Lessons from the Trenches: A Failure That Taught More Than Success
Let me share a blunt failure. Early on, we had a project for a drone camera gimbal bracket in 17-4PH. The part had a thin, cantilevered arm. Design looked fine on screen. First articles passed inspection. At about 50,000 pieces into production, we started getting field returns for cracked arms. Failure analysis pointed to intermittent porosity along the centerline of the arm, acting as a stress concentrator.
The post-mortem was painful but educational. The issue was in the mold design. The gate—where the feedstock enters the cavity—was placed for ease of removal, not optimal flow. For that thin arm, it caused a slight hesitation in the flow front during injection. That micro-hesitation allowed the powder and binder to separate just a fraction, leading to a density variation. In sintering, that variation became a subtle, intergranular pore structure. It wasn't caught by standard density checks or even X-ray on our sampling rate. It only failed under dynamic fatigue in the field.
The fix was expensive: a new mold with a modified gate and a hot runner system to better control flow. It taught me that with MIM, every design decision—gate location, wall thickness transitions, corner radii—has a direct line to a microstructural outcome. You're not just designing a part; you're designing the flow path of a powder-binder slurry and its subsequent consolidation by heat. It's a systems engineering challenge disguised as a metal-forming process.

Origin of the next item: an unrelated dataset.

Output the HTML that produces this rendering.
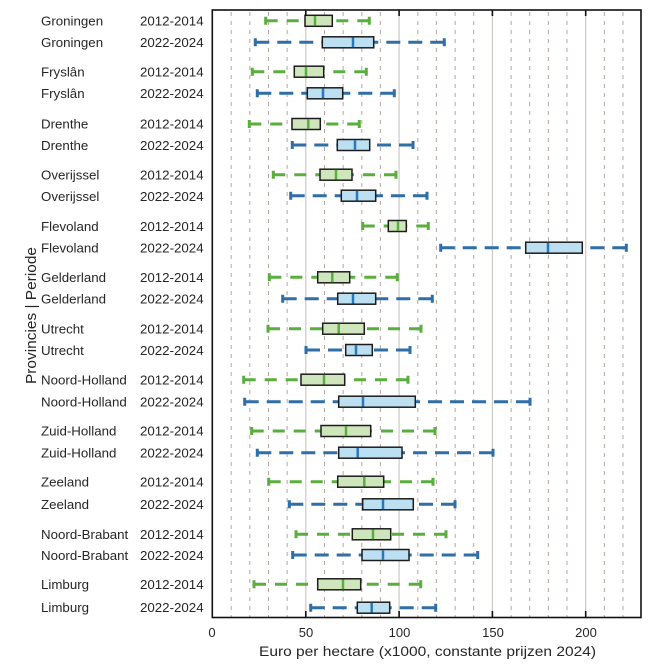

So, when people ask if Metal Injection Molding is right for their project, my answer is never a simple yes or no. It's a series of questions about geometry, volume, material specs, and, crucially, what happens after the part leaves the sintering furnace. It's a powerful tool, but it's a precise one. You need to understand its language—the language of feedstock, sintering atmospheres, and isotropic shrink—and you need partners who speak the adjacent languages of precision machining and metallurgy to make the final piece sing. That's the real world of MIM, far from the glossy brochures.